# Need Help Sizing a Refrigerator Surrounding Cabinet



## JBrow (Nov 18, 2015)

My question is whether I have sized the opening of a refrigerator surrounding cabinet correctly.

I expect that one day the existing side by side refrigerator will conk out and have to be replaced. I would prefer to avoid the headache of having to modify the refrigerator surrounding cabinet because I built the cabinet opening be too small to accommodate a new refrigerator. Although my quick internet survey suggests that a replacement refrigerator would fit in the opening as I have sized it, I figure a little expert input would be a good thing to get.

Our existing side by side refrigerator is 35-1/2" wide X 28" deep (excluding thickness of the refer doors) X 69-1/2" high (to the top of the door hinges). The cabinet into which the refrigerator will set is now dimensioned at 36-1/2" wide X 33-1/2" deep X 70" high. Are these safe dimensions?

Additional Info. We are in the cabinet building phase of our kitchen remodel. I will begin working on cold wall cabinetry for placement in a corner of the kitchen. The centerpiece of the cold wall cabinetry is the refrigerator set into a wooden surround that in turn is flanked by upper and base cabinetry. The refrigerator surround will set diagonally in the corner with the side walls of the surround at 45 degrees to the walls making up the corner.

This will be a three phase build, where the refrigerator surround is the first to be built. The upper and base cabinets will be designed to integrate with the refer surround and come after the surround is installed.


----------



## mako1 (Mar 23, 2016)

First off,we are woodworkers and not appliance salesmen so how would anyone here know if your new fridge blew up in 10 years if another would fit?I doubt an appliance salesman could tell you that.
I would suggest that you rethink your layout.I have never in my 60 years .14 of which was owning and operating a custom cabinet shop, ever seen a reefer placed diagonally acrossed a corner.
There are far more reasons for this than I care to list now.The biggest being the waste of space for the reefer and cabinets.


----------



## wapakfred (Jul 29, 2011)

I have no idea if they are "safe", but they are common; and I suspect you will be able to get a fridge of the same dimensions for sometime into the future. I can tell you that in my current house, as well as my daughter's current house, our overhead cabinet doors won't open because they hit the (new) refrigerator's door hinge….someone didn't give it that same thought process you are.


----------



## JBrow (Nov 18, 2015)

mako1,

Thanks for the reply! I guess I was not so much asking for a predication of the future, but rather whether pros like yourself have arrived at standard dimensions for a cabinet opening into which a refrigerator sets. If there happens to be an industry standard, I would probably re-draw my shop drawings to match those cabinetry standards. Do you follow any industry standards and if so, what are the standard dimensions for refer surrounding cabinets? Do you provide some consulting to your clients on the size for a refrigerator cabinet, and if so, on what do you base your advice?

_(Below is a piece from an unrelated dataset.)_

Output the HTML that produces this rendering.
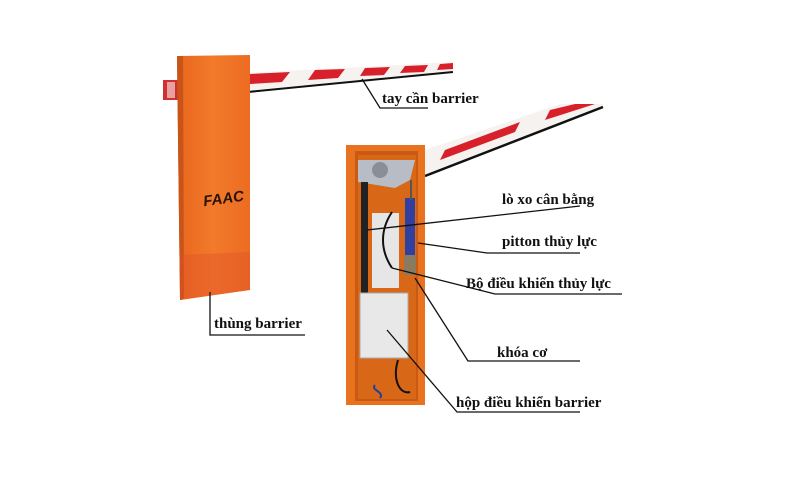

Regarding the diagonal layout of the kitchen, I am not particularly surprised that you have never built diagonally positioned cabinetry. And I agree that it is unlike any layout I have seen; having moved several times over the last 30 years and thus having looked at a lot of kitchens. The planning for our kitchen was several years in the making. In the end, placing the refrigerator at a diagonal made the most sense. But that was not the only diagonal introduced into the design. The slide in range is also placed diagonally, but thankfully there will be no cabinetry over the range; just an access panel. And then there is the breakfast bar which extends out from an outside corner at 15 degrees. Yep, the angles are a headache for sure, but make the most efficient use of space. I hate blind corner cabinetry.

You mentioned that there are many reasons to avoid diagonal placement of the refrigerator. Other than whether another arrangement could make more efficient use of the inside corner, I can only think of the time and complexity of the build of the flanking upper and base cabinets as counterpoints to the diagonal placement. I would image that this arrangement would be expensive to hire out, but I am building the cabinets myself so expense is not a consideration for me. But admittedly among the cold wall, hot wall, and wet wall, the cold wall the most complex and thus requires the most planning.


----------



## JBrow (Nov 18, 2015)

Fred Hargis,

Thanks for your comments. My thinking is in line with yours. The dimensions I am currently planning seem common among appliances. Since a residential appliance must fit through a 36" wide doorway, I assume manufacturers will continue to ensure at least width or depth as packaged in a container will not exceed 36". But I got to thinking that there may be a cabinetry industry standard for cabinetry surrounding a refrigerator. If there is such a standard I thought I would play it safe and follow that standard, which I assume appliance manufacturers would consider when designing a new product line. Anyway I thought I would ask about these standards.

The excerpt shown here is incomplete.